-- Start Data block --

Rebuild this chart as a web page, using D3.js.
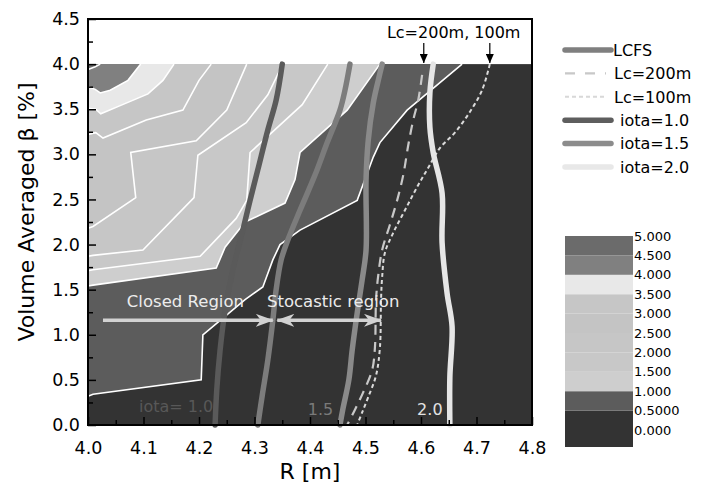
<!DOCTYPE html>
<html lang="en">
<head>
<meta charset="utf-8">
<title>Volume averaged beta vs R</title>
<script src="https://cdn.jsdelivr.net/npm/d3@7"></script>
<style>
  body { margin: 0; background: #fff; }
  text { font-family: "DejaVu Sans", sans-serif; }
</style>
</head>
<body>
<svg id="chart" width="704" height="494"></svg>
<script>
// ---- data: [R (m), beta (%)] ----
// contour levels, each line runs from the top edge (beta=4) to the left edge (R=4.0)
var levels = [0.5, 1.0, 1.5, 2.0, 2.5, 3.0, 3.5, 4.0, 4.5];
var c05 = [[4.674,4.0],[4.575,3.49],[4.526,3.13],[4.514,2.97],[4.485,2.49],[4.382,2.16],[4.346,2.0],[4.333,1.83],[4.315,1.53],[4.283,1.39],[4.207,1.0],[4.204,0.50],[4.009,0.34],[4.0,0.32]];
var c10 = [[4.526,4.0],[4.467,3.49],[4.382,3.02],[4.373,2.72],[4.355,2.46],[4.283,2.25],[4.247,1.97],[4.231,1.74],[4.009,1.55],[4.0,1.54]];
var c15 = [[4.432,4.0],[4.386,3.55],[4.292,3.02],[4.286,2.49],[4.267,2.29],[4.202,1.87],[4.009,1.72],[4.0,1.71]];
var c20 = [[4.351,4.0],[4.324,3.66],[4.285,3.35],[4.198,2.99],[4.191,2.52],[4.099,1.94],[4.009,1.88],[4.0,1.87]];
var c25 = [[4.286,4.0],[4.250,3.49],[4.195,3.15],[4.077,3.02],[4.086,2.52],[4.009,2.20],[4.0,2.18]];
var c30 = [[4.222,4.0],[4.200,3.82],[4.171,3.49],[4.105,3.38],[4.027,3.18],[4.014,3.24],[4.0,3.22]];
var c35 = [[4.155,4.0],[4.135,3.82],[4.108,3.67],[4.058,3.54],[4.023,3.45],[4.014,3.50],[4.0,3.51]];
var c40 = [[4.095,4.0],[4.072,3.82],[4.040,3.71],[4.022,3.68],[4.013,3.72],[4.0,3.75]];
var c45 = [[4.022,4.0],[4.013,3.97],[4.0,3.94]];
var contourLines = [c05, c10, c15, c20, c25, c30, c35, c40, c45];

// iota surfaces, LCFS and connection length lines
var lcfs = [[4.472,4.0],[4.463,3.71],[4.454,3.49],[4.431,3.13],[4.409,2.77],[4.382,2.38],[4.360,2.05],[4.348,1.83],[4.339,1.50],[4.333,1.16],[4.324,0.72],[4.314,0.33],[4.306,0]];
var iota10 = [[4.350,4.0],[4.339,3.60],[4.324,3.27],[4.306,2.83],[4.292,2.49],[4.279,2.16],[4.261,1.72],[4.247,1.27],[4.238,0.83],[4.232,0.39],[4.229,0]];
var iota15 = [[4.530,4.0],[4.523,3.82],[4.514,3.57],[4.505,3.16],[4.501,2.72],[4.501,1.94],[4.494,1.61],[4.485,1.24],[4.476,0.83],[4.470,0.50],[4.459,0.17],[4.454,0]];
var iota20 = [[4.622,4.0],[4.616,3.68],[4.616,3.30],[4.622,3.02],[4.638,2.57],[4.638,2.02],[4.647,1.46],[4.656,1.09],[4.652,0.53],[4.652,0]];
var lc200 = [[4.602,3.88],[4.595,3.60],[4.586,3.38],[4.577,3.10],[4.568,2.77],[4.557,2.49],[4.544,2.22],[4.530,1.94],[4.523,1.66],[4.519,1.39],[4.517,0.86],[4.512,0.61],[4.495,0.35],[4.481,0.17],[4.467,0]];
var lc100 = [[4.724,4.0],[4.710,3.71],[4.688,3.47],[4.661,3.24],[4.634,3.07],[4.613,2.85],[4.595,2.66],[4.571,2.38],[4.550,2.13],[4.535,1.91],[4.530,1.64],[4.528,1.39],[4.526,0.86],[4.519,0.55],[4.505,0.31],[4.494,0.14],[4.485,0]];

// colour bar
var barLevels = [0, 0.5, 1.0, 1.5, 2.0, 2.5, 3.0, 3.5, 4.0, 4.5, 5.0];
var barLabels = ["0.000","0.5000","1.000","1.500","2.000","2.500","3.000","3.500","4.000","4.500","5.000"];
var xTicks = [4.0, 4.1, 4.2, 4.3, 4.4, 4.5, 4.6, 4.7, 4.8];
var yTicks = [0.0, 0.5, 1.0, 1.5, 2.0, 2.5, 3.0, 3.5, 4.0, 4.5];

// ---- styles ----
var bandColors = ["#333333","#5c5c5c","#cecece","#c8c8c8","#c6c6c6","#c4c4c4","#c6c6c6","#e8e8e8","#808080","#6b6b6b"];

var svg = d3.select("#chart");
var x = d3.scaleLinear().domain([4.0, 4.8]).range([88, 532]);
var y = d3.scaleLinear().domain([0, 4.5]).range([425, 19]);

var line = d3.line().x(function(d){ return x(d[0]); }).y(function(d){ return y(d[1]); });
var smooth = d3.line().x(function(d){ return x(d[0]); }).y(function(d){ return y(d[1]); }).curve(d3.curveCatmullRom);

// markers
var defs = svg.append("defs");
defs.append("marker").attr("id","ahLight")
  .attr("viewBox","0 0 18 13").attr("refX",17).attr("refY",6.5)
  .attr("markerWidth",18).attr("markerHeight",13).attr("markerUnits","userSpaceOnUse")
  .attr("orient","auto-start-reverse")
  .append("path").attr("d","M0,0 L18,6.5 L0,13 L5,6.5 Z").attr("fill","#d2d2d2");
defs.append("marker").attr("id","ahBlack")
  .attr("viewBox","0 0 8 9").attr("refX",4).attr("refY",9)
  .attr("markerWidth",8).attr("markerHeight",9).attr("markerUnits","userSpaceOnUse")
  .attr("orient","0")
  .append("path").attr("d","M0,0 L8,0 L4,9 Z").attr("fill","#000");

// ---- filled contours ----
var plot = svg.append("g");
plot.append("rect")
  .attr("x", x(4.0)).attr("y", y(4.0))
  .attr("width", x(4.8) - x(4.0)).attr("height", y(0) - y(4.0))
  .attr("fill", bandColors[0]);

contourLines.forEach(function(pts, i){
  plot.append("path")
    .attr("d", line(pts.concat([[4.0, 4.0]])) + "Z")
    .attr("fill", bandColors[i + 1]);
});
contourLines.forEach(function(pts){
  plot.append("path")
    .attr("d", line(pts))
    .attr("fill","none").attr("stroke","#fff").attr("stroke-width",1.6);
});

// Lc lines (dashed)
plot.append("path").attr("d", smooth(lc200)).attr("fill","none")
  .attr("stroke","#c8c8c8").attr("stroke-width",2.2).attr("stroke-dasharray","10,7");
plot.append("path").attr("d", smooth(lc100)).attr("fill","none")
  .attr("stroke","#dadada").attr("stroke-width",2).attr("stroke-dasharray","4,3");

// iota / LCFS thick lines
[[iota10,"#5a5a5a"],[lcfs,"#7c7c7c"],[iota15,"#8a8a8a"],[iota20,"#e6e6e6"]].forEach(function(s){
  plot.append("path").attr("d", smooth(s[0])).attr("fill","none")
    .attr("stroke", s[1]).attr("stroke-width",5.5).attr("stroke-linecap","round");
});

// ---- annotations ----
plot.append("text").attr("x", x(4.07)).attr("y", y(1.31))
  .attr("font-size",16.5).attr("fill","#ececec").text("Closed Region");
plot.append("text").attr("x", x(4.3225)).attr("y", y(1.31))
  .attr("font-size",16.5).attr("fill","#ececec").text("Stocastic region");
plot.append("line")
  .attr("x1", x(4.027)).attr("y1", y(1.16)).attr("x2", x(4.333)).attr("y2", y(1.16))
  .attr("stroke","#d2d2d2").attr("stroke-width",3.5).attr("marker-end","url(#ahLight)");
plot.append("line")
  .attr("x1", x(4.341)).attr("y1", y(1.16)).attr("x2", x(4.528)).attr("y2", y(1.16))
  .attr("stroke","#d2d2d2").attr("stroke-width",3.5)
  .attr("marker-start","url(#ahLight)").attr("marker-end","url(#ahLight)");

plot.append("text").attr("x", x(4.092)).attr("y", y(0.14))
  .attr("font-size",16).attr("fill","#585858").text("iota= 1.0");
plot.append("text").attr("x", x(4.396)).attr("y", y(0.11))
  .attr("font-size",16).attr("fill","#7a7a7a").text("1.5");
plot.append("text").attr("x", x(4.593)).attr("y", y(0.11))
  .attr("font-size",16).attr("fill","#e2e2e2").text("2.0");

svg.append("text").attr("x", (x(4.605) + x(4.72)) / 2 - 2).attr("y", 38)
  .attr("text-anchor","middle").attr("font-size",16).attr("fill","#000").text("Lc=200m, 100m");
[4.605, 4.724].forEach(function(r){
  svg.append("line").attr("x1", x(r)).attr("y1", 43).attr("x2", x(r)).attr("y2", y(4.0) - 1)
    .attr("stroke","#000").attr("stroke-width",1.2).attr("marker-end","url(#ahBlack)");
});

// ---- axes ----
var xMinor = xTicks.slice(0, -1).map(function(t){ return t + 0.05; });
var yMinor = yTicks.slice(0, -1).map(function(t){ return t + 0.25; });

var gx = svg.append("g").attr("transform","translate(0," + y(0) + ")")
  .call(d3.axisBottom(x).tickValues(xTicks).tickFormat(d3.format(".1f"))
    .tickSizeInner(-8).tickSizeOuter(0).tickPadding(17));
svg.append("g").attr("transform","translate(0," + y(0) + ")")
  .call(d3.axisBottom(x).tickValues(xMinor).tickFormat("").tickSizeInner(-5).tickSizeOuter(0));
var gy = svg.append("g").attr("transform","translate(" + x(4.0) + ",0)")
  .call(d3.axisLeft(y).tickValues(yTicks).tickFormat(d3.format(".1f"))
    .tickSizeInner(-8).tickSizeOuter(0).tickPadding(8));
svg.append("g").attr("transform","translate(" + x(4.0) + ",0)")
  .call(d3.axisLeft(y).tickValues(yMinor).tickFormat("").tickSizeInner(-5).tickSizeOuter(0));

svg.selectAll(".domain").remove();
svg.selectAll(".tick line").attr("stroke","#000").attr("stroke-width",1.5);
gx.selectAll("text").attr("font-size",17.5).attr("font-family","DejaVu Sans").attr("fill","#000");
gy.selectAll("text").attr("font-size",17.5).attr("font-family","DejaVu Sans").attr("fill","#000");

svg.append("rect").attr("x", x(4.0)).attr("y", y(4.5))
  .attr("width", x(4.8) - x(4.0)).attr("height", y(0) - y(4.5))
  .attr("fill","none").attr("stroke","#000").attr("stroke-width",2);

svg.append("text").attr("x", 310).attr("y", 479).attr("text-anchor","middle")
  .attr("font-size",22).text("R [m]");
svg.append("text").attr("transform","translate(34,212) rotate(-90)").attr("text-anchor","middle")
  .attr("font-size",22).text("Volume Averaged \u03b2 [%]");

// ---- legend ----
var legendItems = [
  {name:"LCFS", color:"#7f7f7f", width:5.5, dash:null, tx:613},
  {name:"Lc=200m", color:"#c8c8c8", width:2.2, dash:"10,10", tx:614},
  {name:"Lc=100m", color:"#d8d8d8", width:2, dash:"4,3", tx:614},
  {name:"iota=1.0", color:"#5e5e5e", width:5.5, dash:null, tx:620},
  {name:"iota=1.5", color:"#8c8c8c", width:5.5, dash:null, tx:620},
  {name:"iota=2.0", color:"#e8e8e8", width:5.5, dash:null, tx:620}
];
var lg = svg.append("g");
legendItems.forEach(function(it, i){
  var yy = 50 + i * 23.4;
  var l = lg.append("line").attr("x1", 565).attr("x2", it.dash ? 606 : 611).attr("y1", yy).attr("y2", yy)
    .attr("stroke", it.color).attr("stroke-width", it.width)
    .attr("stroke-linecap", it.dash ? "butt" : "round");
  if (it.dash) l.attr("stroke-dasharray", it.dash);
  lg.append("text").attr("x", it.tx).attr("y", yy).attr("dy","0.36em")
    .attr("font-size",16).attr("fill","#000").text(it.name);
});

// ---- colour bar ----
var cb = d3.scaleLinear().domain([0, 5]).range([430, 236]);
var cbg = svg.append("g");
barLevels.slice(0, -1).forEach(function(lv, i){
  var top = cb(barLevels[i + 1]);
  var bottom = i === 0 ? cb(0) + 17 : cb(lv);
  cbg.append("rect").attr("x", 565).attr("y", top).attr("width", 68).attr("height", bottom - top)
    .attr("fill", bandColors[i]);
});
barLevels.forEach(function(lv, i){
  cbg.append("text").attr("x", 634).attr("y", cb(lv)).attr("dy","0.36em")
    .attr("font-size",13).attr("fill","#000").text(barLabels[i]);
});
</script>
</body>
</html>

-- End Data block --

> [Written exercise] Omit the pictures, then repeat exactly each line from the beginning of the listing through the line with "c35, c40, c45];".

> [Output of the task]
Rebuild this chart as a web page, using D3.js.
<!DOCTYPE html>
<html lang="en">
<head>
<meta charset="utf-8">
<title>Volume averaged beta vs R</title>
<script src="https://cdn.jsdelivr.net/npm/d3@7"></script>
<style>
  body { margin: 0; background: #fff; }
  text { font-family: "DejaVu Sans", sans-serif; }
</style>
</head>
<body>
<svg id="chart" width="704" height="494"></svg>
<script>
// ---- data: [R (m), beta (%)] ----
// contour levels, each line runs from the top edge (beta=4) to the left edge (R=4.0)
var levels = [0.5, 1.0, 1.5, 2.0, 2.5, 3.0, 3.5, 4.0, 4.5];
var c05 = [[4.674,4.0],[4.575,3.49],[4.526,3.13],[4.514,2.97],[4.485,2.49],[4.382,2.16],[4.346,2.0],[4.333,1.83],[4.315,1.53],[4.283,1.39],[4.207,1.0],[4.204,0.50],[4.009,0.34],[4.0,0.32]];
var c10 = [[4.526,4.0],[4.467,3.49],[4.382,3.02],[4.373,2.72],[4.355,2.46],[4.283,2.25],[4.247,1.97],[4.231,1.74],[4.009,1.55],[4.0,1.54]];
var c15 = [[4.432,4.0],[4.386,3.55],[4.292,3.02],[4.286,2.49],[4.267,2.29],[4.202,1.87],[4.009,1.72],[4.0,1.71]];
var c20 = [[4.351,4.0],[4.324,3.66],[4.285,3.35],[4.198,2.99],[4.191,2.52],[4.099,1.94],[4.009,1.88],[4.0,1.87]];
var c25 = [[4.286,4.0],[4.250,3.49],[4.195,3.15],[4.077,3.02],[4.086,2.52],[4.009,2.20],[4.0,2.18]];
var c30 = [[4.222,4.0],[4.200,3.82],[4.171,3.49],[4.105,3.38],[4.027,3.18],[4.014,3.24],[4.0,3.22]];
var c35 = [[4.155,4.0],[4.135,3.82],[4.108,3.67],[4.058,3.54],[4.023,3.45],[4.014,3.50],[4.0,3.51]];
var c40 = [[4.095,4.0],[4.072,3.82],[4.040,3.71],[4.022,3.68],[4.013,3.72],[4.0,3.75]];
var c45 = [[4.022,4.0],[4.013,3.97],[4.0,3.94]];
var contourLines = [c05, c10, c15, c20, c25, c30, c35, c40, c45];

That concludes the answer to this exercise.